What About Downtown's Future?
There's no consensus among people I know, like and respect on what to do about Frederick's downtown business district. This column results from concerns expressed by a Market Street merchant who has reached his rainbow, so to speak.
My friend bought the building where he sells his wares and rents out space for a fellow entrepreneur next door. By coincidence, as a pair, they represent the brightest hope that the revived downtown will continue to thrive. (Permit me not to use their names; I mean to write about principles and not personalities.)
My friend's concern arose from the recent listing of a building at North Market and Second for a cool $1.6 million, which the listing agent states is below the supportable market value. The premises include four apartments and two retail locations. No parking.
The concern has nothing to do with the owner's right to make every buck he can for his property. My friend has benefited too handsomely from the free enterprise system to bite the hand that enabled him to buy into Frederick's expanding real estate bonanza.
But looking down North Market Street, he expressed to me the fear that we could face yet one more flight that would result again in empty store fronts along the city's main drag. His logic is undeniable: In order to pay off the soaring prices, new investors will have to boost lease rents.

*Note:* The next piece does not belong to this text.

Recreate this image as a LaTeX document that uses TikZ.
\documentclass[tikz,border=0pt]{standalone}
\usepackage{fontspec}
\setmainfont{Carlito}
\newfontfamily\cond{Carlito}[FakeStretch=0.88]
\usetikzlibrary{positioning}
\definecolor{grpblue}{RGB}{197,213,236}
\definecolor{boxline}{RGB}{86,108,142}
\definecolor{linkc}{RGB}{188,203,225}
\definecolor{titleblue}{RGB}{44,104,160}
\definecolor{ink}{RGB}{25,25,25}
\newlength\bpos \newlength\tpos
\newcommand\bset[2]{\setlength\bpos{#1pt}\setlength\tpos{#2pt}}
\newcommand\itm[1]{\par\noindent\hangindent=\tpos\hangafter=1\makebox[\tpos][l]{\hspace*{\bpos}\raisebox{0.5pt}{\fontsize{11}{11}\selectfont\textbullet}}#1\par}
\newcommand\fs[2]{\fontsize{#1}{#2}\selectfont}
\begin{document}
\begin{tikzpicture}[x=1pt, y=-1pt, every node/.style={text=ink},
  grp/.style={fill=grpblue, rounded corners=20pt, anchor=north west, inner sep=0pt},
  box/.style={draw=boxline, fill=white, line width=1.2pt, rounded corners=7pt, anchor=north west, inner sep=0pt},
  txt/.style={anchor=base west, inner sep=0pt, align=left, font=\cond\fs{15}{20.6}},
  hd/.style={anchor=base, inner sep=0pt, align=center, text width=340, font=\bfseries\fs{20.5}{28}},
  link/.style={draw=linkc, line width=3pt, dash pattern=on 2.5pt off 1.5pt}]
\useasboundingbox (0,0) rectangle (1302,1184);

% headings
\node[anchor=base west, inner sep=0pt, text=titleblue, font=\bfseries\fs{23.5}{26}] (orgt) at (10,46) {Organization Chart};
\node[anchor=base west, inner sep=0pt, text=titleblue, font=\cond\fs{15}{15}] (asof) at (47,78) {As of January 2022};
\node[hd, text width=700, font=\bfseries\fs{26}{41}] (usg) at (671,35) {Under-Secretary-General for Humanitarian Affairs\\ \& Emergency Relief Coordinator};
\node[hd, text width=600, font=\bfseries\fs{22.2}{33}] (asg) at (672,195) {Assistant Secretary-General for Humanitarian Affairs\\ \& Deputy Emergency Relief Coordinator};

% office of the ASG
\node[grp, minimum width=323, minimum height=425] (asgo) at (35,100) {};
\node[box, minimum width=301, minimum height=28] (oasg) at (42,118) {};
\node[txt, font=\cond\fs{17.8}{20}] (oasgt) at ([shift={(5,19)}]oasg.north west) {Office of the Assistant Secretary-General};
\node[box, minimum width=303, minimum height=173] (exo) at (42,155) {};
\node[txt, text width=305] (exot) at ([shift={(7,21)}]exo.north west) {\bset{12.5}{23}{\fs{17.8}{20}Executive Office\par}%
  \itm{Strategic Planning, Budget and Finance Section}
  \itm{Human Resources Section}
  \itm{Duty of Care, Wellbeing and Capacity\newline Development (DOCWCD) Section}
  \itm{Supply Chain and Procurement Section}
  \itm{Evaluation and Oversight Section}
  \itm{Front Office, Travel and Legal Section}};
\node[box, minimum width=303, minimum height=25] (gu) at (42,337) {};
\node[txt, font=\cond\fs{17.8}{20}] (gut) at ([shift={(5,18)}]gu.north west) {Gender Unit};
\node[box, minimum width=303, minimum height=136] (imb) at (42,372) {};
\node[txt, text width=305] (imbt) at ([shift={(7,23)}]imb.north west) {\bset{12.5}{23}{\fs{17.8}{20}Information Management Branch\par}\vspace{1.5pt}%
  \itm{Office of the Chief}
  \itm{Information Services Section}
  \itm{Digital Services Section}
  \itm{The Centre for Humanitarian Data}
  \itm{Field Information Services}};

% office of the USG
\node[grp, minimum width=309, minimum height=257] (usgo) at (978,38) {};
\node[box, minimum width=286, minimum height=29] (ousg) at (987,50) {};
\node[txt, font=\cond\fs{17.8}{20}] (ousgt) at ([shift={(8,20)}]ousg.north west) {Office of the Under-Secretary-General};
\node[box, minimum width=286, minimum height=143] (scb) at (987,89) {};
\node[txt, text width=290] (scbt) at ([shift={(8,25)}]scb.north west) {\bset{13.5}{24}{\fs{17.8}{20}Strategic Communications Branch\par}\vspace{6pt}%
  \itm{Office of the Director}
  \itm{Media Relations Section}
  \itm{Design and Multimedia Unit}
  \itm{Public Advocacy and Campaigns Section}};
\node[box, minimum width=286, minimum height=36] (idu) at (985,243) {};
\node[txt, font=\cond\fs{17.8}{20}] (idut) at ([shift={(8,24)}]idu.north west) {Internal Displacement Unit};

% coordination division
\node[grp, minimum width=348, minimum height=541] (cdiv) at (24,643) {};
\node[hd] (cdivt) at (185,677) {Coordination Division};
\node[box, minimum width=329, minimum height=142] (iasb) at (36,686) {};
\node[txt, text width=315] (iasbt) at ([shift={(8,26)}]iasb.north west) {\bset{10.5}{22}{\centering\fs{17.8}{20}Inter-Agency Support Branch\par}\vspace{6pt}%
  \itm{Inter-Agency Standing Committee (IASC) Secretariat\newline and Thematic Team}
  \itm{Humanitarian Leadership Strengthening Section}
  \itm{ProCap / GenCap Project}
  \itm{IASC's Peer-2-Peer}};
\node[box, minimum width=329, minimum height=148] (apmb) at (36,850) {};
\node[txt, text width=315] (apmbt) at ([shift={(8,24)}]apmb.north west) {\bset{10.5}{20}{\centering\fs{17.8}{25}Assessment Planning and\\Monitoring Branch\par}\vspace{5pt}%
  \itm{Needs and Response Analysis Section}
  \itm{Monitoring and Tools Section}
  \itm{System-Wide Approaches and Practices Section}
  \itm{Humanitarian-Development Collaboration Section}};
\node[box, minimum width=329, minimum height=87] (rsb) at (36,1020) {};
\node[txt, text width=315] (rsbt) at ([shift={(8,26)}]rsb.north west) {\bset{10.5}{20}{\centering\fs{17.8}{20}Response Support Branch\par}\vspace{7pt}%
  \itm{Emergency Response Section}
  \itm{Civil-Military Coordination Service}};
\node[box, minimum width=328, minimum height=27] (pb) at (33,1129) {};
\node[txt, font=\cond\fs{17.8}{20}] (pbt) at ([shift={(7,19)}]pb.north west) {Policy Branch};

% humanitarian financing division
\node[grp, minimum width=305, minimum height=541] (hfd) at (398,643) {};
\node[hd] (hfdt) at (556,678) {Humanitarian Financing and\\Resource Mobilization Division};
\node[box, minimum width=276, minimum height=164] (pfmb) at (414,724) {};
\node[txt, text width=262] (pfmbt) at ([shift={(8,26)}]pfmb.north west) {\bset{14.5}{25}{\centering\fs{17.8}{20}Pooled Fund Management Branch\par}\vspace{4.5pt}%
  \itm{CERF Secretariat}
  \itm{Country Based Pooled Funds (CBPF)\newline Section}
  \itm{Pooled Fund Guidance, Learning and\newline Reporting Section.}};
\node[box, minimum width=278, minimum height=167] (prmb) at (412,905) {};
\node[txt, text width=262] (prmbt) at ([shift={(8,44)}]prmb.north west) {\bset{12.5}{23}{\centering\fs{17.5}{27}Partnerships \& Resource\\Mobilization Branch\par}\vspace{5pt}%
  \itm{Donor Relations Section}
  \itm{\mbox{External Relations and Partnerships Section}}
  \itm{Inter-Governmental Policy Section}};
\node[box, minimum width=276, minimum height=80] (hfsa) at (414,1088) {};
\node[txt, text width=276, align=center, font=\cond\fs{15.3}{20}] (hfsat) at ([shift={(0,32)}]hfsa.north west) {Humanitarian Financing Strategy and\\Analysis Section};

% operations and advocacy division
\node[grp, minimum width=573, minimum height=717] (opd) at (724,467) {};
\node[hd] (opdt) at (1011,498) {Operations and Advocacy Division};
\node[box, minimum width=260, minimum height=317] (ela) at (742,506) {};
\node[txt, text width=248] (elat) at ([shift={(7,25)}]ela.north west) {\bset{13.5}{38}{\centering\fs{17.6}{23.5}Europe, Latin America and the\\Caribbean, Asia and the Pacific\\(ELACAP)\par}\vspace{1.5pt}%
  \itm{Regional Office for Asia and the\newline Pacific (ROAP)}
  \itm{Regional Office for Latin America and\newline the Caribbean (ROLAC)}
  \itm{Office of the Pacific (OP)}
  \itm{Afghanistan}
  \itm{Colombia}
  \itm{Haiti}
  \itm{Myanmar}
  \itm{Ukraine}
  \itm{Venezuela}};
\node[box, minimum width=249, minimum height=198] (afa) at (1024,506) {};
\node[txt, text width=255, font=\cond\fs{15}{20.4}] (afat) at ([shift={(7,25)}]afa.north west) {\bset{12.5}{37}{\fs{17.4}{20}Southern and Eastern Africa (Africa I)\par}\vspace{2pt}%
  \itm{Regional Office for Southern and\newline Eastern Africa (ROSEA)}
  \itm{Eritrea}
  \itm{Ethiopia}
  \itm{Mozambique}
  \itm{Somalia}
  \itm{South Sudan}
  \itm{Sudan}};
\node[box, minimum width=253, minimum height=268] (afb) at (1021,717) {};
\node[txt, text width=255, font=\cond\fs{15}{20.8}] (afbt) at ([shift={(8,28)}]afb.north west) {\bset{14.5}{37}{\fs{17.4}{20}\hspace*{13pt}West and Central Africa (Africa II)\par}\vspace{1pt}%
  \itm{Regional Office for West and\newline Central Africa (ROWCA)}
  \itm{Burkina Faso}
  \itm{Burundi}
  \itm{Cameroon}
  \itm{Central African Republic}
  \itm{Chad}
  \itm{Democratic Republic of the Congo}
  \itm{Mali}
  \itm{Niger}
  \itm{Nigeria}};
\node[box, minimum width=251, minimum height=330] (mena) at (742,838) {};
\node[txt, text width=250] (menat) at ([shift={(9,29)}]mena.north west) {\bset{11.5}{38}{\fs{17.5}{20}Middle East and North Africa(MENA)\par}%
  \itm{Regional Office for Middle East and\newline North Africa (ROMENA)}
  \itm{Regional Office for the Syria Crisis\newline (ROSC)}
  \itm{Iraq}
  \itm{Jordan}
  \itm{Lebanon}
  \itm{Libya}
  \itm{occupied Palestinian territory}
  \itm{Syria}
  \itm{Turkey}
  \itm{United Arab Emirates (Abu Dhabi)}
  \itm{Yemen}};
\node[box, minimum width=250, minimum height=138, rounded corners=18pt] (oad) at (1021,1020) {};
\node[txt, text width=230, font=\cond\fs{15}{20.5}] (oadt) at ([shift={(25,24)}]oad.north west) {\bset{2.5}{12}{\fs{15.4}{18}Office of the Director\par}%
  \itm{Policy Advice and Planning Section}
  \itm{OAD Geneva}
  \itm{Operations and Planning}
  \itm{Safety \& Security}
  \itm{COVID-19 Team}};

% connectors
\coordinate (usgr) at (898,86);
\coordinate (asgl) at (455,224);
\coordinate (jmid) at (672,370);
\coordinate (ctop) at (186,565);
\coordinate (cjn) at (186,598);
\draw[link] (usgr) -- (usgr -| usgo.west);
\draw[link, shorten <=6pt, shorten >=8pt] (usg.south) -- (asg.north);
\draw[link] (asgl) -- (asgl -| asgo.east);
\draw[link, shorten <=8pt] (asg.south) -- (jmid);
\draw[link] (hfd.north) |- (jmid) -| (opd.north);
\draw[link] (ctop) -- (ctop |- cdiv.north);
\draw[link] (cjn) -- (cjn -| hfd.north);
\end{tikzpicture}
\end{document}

And Pushkin knows that could result in the loss of friendly faces that he counts upon to supply his daily snacks: hauling an old man around town on a promenade can rile up any seven-year-old's hunger. The English pointer has a full plate of responsibilities as it is; he doesn't need to contend with the growling of an empty stomach.
My merchant friend envisions some form of rent control that could benefit the entire community by maintaining intact the shops and cafes that provide both the lure and the comfort for thousands of visitors.

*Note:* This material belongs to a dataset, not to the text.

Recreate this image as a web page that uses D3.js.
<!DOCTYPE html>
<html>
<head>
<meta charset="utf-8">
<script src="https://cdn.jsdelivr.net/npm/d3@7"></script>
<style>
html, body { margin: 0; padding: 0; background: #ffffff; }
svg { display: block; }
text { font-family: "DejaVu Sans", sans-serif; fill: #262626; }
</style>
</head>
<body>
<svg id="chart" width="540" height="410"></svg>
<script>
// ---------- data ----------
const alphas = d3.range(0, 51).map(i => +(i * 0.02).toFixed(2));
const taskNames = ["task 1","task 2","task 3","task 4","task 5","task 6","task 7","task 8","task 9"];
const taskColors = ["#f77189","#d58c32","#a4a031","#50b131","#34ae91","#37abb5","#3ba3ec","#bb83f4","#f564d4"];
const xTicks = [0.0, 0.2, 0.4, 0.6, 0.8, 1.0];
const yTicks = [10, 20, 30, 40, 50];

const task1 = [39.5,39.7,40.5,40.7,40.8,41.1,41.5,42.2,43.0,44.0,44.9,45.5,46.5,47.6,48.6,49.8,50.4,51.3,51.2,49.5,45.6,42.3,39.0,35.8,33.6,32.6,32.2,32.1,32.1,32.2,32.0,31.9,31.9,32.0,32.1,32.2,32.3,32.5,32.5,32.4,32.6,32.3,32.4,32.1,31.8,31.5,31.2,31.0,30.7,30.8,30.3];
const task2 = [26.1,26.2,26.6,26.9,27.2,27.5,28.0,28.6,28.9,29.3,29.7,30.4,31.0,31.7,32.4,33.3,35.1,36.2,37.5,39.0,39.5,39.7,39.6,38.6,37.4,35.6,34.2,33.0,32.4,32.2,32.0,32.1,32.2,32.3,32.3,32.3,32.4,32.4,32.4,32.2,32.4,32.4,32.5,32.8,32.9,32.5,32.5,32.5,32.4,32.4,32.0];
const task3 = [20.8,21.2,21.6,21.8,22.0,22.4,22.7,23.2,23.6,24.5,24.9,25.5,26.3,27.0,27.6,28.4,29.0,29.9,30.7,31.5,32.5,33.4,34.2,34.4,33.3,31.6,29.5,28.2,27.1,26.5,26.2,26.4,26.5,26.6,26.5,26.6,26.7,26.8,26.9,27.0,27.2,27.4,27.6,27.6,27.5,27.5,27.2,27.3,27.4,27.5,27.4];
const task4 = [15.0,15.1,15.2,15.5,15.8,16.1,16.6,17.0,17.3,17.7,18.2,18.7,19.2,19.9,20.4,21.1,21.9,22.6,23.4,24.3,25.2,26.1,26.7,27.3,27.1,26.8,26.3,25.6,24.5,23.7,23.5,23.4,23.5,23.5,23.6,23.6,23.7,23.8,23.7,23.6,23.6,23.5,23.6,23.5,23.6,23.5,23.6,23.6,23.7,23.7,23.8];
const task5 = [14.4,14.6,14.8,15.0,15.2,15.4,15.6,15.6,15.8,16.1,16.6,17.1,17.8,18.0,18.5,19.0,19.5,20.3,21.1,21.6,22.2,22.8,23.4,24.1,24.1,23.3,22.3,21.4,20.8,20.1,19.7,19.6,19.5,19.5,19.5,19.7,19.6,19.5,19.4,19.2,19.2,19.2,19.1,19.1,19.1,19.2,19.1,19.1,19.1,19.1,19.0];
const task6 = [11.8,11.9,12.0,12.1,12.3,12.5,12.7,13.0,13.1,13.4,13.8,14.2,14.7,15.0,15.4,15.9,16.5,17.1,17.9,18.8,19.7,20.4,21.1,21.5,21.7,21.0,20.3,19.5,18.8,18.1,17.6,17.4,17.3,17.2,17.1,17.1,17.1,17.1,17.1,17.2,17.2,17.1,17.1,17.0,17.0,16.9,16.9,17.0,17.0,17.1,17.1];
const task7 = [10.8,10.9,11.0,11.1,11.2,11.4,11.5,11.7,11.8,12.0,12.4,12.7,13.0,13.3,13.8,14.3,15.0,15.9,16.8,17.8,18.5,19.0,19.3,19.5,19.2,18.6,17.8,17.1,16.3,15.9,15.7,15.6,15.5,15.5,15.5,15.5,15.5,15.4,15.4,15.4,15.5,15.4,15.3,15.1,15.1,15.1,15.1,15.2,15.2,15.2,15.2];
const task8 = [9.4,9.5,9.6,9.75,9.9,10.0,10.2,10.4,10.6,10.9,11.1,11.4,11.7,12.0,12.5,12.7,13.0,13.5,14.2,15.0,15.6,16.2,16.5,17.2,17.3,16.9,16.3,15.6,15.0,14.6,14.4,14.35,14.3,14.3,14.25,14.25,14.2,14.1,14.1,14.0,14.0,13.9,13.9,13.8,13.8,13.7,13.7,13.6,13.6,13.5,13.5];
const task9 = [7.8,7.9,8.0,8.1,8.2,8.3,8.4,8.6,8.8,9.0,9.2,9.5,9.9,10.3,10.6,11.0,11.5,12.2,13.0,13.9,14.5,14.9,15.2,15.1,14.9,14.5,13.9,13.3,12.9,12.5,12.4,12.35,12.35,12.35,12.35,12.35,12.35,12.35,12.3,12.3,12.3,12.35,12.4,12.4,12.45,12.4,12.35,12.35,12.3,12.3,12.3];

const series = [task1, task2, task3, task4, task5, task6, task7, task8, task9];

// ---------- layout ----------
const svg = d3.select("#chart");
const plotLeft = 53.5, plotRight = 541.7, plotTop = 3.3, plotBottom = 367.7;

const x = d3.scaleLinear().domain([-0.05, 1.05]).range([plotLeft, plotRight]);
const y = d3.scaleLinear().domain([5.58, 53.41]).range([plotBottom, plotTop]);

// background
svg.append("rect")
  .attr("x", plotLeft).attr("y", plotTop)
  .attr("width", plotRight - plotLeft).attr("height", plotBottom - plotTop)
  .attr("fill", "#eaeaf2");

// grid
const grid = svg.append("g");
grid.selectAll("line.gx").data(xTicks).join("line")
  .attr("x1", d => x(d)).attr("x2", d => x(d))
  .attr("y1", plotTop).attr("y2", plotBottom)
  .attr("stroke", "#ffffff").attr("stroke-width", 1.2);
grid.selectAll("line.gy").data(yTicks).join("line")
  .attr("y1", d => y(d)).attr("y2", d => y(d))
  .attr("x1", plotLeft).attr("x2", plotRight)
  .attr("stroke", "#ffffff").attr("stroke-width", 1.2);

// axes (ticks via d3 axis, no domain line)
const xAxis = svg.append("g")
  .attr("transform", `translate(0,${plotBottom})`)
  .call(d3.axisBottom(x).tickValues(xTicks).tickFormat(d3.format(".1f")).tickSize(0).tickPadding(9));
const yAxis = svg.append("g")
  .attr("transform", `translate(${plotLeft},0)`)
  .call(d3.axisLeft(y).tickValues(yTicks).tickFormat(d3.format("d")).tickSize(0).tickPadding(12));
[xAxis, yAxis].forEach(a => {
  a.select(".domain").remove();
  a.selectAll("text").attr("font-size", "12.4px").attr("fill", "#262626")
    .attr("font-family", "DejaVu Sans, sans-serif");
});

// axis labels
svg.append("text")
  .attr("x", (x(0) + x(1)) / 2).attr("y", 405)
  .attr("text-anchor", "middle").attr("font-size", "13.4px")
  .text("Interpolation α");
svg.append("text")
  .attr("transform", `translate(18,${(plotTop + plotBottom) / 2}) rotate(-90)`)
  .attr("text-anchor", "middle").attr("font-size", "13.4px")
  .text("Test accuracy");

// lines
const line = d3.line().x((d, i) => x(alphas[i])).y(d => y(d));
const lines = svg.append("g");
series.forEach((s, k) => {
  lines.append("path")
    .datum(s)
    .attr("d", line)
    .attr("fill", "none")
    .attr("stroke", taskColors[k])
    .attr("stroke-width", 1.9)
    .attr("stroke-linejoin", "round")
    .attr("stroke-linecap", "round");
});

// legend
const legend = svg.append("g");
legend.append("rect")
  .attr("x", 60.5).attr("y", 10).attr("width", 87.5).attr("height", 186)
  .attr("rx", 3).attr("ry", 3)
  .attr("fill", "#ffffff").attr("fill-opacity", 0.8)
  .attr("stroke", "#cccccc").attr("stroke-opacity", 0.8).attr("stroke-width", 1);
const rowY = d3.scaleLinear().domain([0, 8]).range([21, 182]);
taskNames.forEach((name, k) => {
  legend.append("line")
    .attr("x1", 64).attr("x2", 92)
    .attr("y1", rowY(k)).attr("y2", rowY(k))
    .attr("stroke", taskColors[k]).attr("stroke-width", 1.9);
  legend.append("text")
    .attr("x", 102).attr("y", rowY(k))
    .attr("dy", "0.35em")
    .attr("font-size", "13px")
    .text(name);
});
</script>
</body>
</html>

Other friends argue the other way, most tellingly my buddy Joe advises new buyers would be cutting their own financial throats by driving out tenants. "After all," he said, "they're better off getting some money than nothing."
But we have witnessed out of town investors who buy on the premise that still fatter cat tenants will follow. They bop about Bethesda or Baltimore with no thought about what's happening here. In my 22 years living in the Historic District, I've suffered enough empty fronts to last what's left of a lifetime.

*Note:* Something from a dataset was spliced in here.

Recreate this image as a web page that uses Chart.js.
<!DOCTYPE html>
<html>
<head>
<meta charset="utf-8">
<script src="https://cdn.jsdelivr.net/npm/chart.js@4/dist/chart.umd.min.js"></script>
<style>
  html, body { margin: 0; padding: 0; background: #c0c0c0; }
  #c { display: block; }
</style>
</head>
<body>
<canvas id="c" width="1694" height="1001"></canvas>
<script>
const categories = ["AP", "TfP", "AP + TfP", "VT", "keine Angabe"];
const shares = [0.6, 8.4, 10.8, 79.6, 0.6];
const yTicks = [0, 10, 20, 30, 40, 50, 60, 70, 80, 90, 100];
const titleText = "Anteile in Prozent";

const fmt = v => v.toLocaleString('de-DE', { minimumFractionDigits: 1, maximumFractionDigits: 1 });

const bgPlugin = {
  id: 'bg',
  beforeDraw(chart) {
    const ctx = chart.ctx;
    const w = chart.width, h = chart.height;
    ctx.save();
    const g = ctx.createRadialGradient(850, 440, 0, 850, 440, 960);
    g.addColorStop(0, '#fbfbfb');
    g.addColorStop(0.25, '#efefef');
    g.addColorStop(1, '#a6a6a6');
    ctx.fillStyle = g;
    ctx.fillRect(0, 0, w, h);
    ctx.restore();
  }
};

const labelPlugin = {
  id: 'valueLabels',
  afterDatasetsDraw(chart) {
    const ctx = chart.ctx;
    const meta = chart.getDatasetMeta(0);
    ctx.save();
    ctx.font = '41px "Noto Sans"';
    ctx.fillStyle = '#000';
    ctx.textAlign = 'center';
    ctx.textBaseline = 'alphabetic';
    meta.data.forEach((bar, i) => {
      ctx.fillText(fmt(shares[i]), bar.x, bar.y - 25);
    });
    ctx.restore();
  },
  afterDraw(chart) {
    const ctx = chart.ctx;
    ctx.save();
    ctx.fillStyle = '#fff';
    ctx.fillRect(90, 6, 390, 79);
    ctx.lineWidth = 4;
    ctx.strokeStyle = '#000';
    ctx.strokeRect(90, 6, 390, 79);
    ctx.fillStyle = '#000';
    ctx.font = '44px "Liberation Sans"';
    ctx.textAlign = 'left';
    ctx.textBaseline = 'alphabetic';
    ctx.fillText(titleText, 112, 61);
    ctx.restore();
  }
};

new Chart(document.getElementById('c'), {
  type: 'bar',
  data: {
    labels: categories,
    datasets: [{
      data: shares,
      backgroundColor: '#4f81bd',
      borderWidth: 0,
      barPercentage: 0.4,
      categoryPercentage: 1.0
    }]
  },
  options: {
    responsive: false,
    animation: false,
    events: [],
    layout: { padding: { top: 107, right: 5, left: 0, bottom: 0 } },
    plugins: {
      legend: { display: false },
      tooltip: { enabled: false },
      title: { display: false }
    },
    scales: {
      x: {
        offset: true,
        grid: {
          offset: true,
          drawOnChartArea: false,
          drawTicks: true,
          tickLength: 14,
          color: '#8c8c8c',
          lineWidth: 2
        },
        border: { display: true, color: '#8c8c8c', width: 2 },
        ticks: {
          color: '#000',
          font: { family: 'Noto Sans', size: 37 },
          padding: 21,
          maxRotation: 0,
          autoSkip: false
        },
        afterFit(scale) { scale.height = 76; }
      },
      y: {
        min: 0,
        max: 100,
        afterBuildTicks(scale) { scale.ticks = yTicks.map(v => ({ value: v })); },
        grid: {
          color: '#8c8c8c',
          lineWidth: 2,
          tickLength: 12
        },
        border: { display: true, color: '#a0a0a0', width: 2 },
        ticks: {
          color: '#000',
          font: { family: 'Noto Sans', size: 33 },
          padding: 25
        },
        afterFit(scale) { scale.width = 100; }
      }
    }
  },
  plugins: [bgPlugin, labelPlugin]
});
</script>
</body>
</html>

On the one hand further government intervention into the private sector fills me with a horror; not without cause, I fear and loathe bureaucracy.
Balanced against this option is the fundamental reason for government's existence: it is to protect citizens and one of the ways comes from taking from individuals for the common good. For example, to maintain healthy schools we all pay taxes, even those of us way beyond the age to have youngsters in the system. My grandkids hang out outside Frederick.
As written before, I have exceedingly high regard for the downtown merchants association and their den mother, Kara Norman; they have brought the city's (and county's) core to the height of the modern era. In fairness, I must point out they are working in a solid model community created by private citizens such as Maggie and Dick Kline, which then-mayor Ron Young made roar.
Some part of me chides that since everything appears to be going great at the moment, why not leave well enough alone? And the answer is obvious, at least to me.
Prodded by my friend's concerns, I was forced to recognize the mammoth building projects along Carroll Creek add to, not alleviate, the problem. While I've heard a quote of as much as $30 a square foot for the new space, much higher than existing rents up my way, I know that at first the new shops and stores must attract merchants and crowds. That will increase economic pressure on people operating at present on the margin.
As a man once married to an East Patrick Street antiques dealer, I came to understand running a store in historic old Frederick constitutes a life style, which has trouble paying for itself.
Given my druthers, I wanted desperately for the new parking deck built on city-owned property behind the 7th Street fountain. If nothing else, government employees assured of free spaces could be asked to walk the few blocks to their offices, creating further opportunities for visitors and customers. (Pushkin and I make the hike most days.)
What this column is really all about, as I just discovered, falls under the category: I don't know what's happening. I don't know anybody who does. Will someone in authority please let the rest of us know someone is looking out for the future of this city I've come to love? Pushkin agrees.